I've bought pumps from Malaysia and cut them down if necessary.


----------



## Goldenrod1 (Apr 4, 2021)

I've got the fat sister with 18 in wheels.


----------



## jimbo53 (Apr 5, 2021)

FICHT 150 said:


> I have it’s twin. Pulled it out of the basement today. Same service last year, put 20” Greenfield Scorchers on it, new chain, new Kool Stops, and a 19 tooth rear sprocket from a Sprite 5 speed on it. I doubt it was used much over the years.
> My wife said she’d ride it, if I bought it for her. No go, just yet.

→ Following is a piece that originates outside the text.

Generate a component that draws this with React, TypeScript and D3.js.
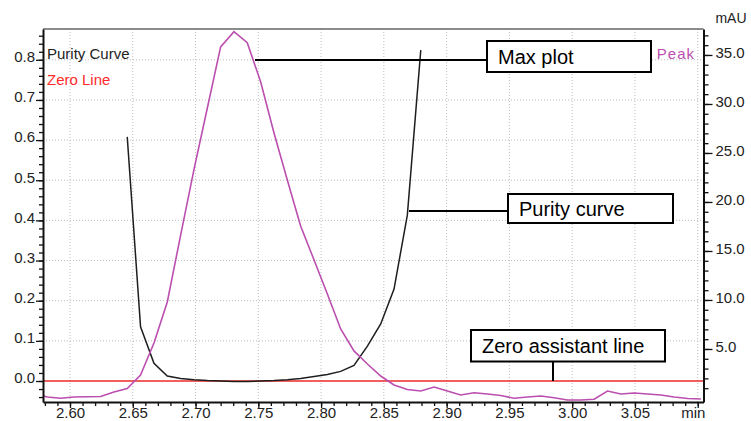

We actually have two Raleigh 20s, not sure I ever needed one at this point, but, they are cool. Also, not sure if they count as a lightweight, either.
> 
> View attachment 1385620
> ...


----------



## jimbo53 (Apr 5, 2021)

I also upped the cog to a 19t. Quite a difference one tooth can make. Bought this for my wife, too! She still prefers her 47 girls BFG DX that I upfitted with a 7 speed Shimano Nexus hub and alloy rims. Of course, the REAL reason was I wanted another bike to tinker with and could justify it to the wife that I got it for her-REALLY!


----------